Authorities quell dissent as referendum success consolidates state power
On 26th September, voters in Azerbaijan overwhelmingly approved 29 changes to the country's constitution during a controversial referendum. As part of the state's 'continuing crackdown on government critics', prior to the polls, activists attempting to protest against the referendum reported how authorities repeatedly harassed them through preemptive arrests and verbal threats. As they left one particular rally, some activists were beaten by plainclothes officers, bundled into police buses and detained for hours or days, often subjected to inhumane treatment such as depravation of food. According to the Institute for War & Peace Reporting thousands of people took part in anti-referendum street protests. Although the demonstrations were sanctioned by the municipality, police detained dozens of activists both before and after the events. Ali Novruzov, an activist from the NIDA youth movement reported how:
'They detained me until night and then released me on the condition that I appear the next morning. I showed up at nine in the morning. They detained me until the end of the rally. They shaved my head by force explaining that I was arrested for 15 days. But I was not arrested. I was simply let go.'
On 21st September, the head of the US delegation to the Organisation for Security and Cooperation in Europe (OCSE) noted his country's disappointment at 'reports of harassment and detention of activists and journalists before and after the rallies.' In early September, representatives of five civil society organisations in Azerbaijan wrote to the Council of Europe's secretary general, asking the Venice Commission to issue and opinion on proposed changes to the country's constitution, which they claim contravenes the principles of democracy, human rights and the rule of law. Civil society is specifically concerned that amendments grant the executive the ability to restrict 'freedom of assembly rights for "public order" or "morality" purposes and revoke Azerbaijani citizenship'.

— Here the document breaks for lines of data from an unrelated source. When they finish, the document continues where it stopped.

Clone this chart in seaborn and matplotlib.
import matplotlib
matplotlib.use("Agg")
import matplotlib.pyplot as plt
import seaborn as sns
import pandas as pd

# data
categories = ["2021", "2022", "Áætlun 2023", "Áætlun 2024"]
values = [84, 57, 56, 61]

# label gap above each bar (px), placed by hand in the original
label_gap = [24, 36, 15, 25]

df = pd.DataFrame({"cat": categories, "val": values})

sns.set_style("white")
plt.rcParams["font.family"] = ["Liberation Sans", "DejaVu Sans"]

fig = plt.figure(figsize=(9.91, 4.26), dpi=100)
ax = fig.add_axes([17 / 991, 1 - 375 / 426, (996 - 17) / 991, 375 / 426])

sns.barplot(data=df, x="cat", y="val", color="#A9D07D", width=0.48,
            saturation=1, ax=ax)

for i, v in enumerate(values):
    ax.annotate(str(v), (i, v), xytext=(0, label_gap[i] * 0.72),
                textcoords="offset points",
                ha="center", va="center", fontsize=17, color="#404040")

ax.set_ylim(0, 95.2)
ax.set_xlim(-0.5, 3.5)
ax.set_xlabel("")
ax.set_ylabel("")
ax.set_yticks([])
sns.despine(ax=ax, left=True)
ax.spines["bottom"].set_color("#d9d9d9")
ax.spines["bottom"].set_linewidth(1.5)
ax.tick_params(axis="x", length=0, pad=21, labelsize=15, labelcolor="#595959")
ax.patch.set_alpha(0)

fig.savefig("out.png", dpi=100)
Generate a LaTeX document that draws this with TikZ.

Following his visit to the country in September, UN special rapporteur on the situation of human rights defenders Michel Forst issued a lengthy criticism of the state's enforced paralysis of the media, human rights activists and civil society in Azerbaijan. During a press briefing, Forst detailed how dozens of NGOs, their leaders, employees and their families have been subject to administrative and legal persecution, including the seizure of their assets and bank accounts, travel bans, enormous tax penalties and even imprisonment. He continued:
'I have been struck to observe the drastic impediments to the right to freedom of association, caused by the 2013-2015 legislative amendments to laws regulating civil society operations. The already challenging environment for NGOs has turned into a total crisis.'
The special rapporteur called on the authorities in Azerbaijan to release all human rights defenders currently in detention; to drop all charges against them; to ease restrictions on fundamental freedoms; and regulate NGOs in a manner which allows them to operate freely and receive funding.